◆ Directions:
Reproduce the lines of the material exactly, excluding every image.

* start *

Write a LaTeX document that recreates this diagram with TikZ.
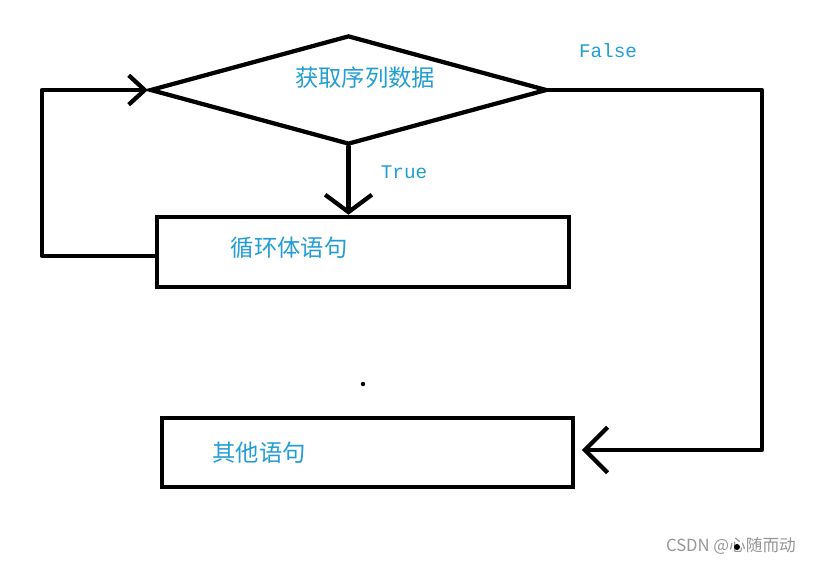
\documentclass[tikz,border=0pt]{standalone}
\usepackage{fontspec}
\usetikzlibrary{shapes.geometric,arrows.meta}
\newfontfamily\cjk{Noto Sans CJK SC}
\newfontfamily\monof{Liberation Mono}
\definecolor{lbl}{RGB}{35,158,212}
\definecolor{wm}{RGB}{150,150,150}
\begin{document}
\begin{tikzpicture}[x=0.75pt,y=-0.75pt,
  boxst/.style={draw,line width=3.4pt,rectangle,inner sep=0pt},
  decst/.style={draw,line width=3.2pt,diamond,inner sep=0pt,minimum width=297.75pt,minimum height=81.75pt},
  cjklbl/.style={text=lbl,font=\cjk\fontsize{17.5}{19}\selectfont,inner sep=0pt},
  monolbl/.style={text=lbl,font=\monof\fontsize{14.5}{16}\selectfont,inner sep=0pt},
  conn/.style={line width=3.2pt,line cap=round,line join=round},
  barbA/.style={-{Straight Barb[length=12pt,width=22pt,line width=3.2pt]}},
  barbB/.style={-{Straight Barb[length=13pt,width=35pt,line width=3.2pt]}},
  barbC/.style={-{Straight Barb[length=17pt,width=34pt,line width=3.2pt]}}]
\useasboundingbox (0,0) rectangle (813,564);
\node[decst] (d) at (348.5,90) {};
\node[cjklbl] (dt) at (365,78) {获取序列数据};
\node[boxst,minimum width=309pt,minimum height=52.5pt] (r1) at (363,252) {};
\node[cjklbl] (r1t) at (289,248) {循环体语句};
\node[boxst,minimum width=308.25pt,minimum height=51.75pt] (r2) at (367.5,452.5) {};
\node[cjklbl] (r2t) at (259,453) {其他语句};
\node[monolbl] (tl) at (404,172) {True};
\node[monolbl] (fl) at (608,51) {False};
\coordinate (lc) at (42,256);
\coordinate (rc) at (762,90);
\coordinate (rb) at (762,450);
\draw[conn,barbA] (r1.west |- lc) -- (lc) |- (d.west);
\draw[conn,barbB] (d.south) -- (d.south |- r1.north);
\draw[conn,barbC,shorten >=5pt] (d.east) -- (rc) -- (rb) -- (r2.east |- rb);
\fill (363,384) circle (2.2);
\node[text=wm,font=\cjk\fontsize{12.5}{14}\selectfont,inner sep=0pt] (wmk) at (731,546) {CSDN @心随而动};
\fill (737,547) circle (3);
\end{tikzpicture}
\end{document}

* end *

◆ Solved exercise:
Write a LaTeX document that recreates this diagram with TikZ.
\documentclass[tikz,border=0pt]{standalone}
\usepackage{fontspec}
\usetikzlibrary{shapes.geometric,arrows.meta}
\newfontfamily\cjk{Noto Sans CJK SC}
\newfontfamily\monof{Liberation Mono}
\definecolor{lbl}{RGB}{35,158,212}
\definecolor{wm}{RGB}{150,150,150}
\begin{document}
\begin{tikzpicture}[x=0.75pt,y=-0.75pt,
  boxst/.style={draw,line width=3.4pt,rectangle,inner sep=0pt},
  decst/.style={draw,line width=3.2pt,diamond,inner sep=0pt,minimum width=297.75pt,minimum height=81.75pt},
  cjklbl/.style={text=lbl,font=\cjk\fontsize{17.5}{19}\selectfont,inner sep=0pt},
  monolbl/.style={text=lbl,font=\monof\fontsize{14.5}{16}\selectfont,inner sep=0pt},
  conn/.style={line width=3.2pt,line cap=round,line join=round},
  barbA/.style={-{Straight Barb[length=12pt,width=22pt,line width=3.2pt]}},
  barbB/.style={-{Straight Barb[length=13pt,width=35pt,line width=3.2pt]}},
  barbC/.style={-{Straight Barb[length=17pt,width=34pt,line width=3.2pt]}}]
\useasboundingbox (0,0) rectangle (813,564);
\node[decst] (d) at (348.5,90) {};
\node[cjklbl] (dt) at (365,78) {获取序列数据};
\node[boxst,minimum width=309pt,minimum height=52.5pt] (r1) at (363,252) {};
\node[cjklbl] (r1t) at (289,248) {循环体语句};
\node[boxst,minimum width=308.25pt,minimum height=51.75pt] (r2) at (367.5,452.5) {};
\node[cjklbl] (r2t) at (259,453) {其他语句};
\node[monolbl] (tl) at (404,172) {True};
\node[monolbl] (fl) at (608,51) {False};
\coordinate (lc) at (42,256);
\coordinate (rc) at (762,90);
\coordinate (rb) at (762,450);
\draw[conn,barbA] (r1.west |- lc) -- (lc) |- (d.west);
\draw[conn,barbB] (d.south) -- (d.south |- r1.north);
\draw[conn,barbC,shorten >=5pt] (d.east) -- (rc) -- (rb) -- (r2.east |- rb);
\fill (363,384) circle (2.2);
\node[text=wm,font=\cjk\fontsize{12.5}{14}\selectfont,inner sep=0pt] (wmk) at (731,546) {CSDN @心随而动};
\fill (737,547) circle (3);
\end{tikzpicture}
\end{document}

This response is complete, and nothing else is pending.